Tuesday is primary day in Wisconsin — and everyone in the state has at least one election to cast a ballot in with a Wisconsin Supreme Court seat narrowing candidates from three down to two.
Incumbent Justice Daniel Kelly, who was appointed by former Gov. Scott Walker in 2016, faces an election to the Supreme Court for the first time this year. Kelly represented state Republicans at the federal level defending them against what Democrats contended were gerrymandered maps back in 2011.
The candidate with the fewest votes is eliminated and the other two will face off in the state-wide general election on April 7 for a 10-year term. That’s the same day as Wisconsin’s presidential primary.
Currently the Wisconsin Supreme Court tilts in the favor of conservatives 5 to 2.
Other Feb 18 primaries:
There is a Congressional seat special election primary for the district that was represented by Sean Duffy until he stepped down last fall. Normally a partisan race would not be on the spring ballot, but because Duffy left office early, this is a special election being held to fill his seat.
Republicans Tom Tiffany and Jason Church are vying to represent their party (along with Michael Opela as a Republican write in candidate.) Democratic candidates Tricia Zunker and Lawrence Dale are competing on the Democratic side of the ballot. The winning Republican and winning Democrat will face one another in April for the right to go to Washington to represent the Northern Wisconsin district.

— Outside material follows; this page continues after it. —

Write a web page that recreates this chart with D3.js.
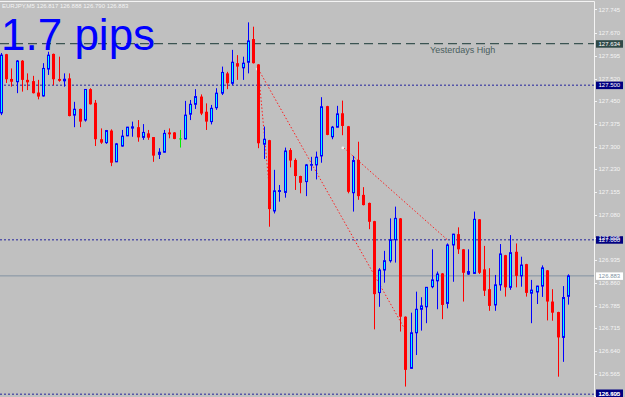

In Milwaukee there are primaries for both mayor and county executive races.
Communities all across the state have other nonpartisan races for mayor, school board and local city councils or other municipal, village or town governments.
How to vote:
For more information on what is on your ballot, check with the State of Wisconsin Elections Commission My Vote site, offered in both English and Spanish. Put in your address and the site will show what is on your ballot, your polling location, whether you are registered to vote and who represents you currently at all levels of government.
You can also check your registration, update your address and order future absentee ballots there.
You do need a photo ID as explained here to vote in Wisconsin. (It does not need to have your current address unless you are registering to vote on election day.)
If you aren’t registered, you can do so at your polling place with proper identification. You need a document that has your full name and current address (think driver’s license, paycheck or utility bill.)
Similar information and links are available from the Wisconsin League of Women Voters.
Polls are open from 7 a.m. to 8 p.m.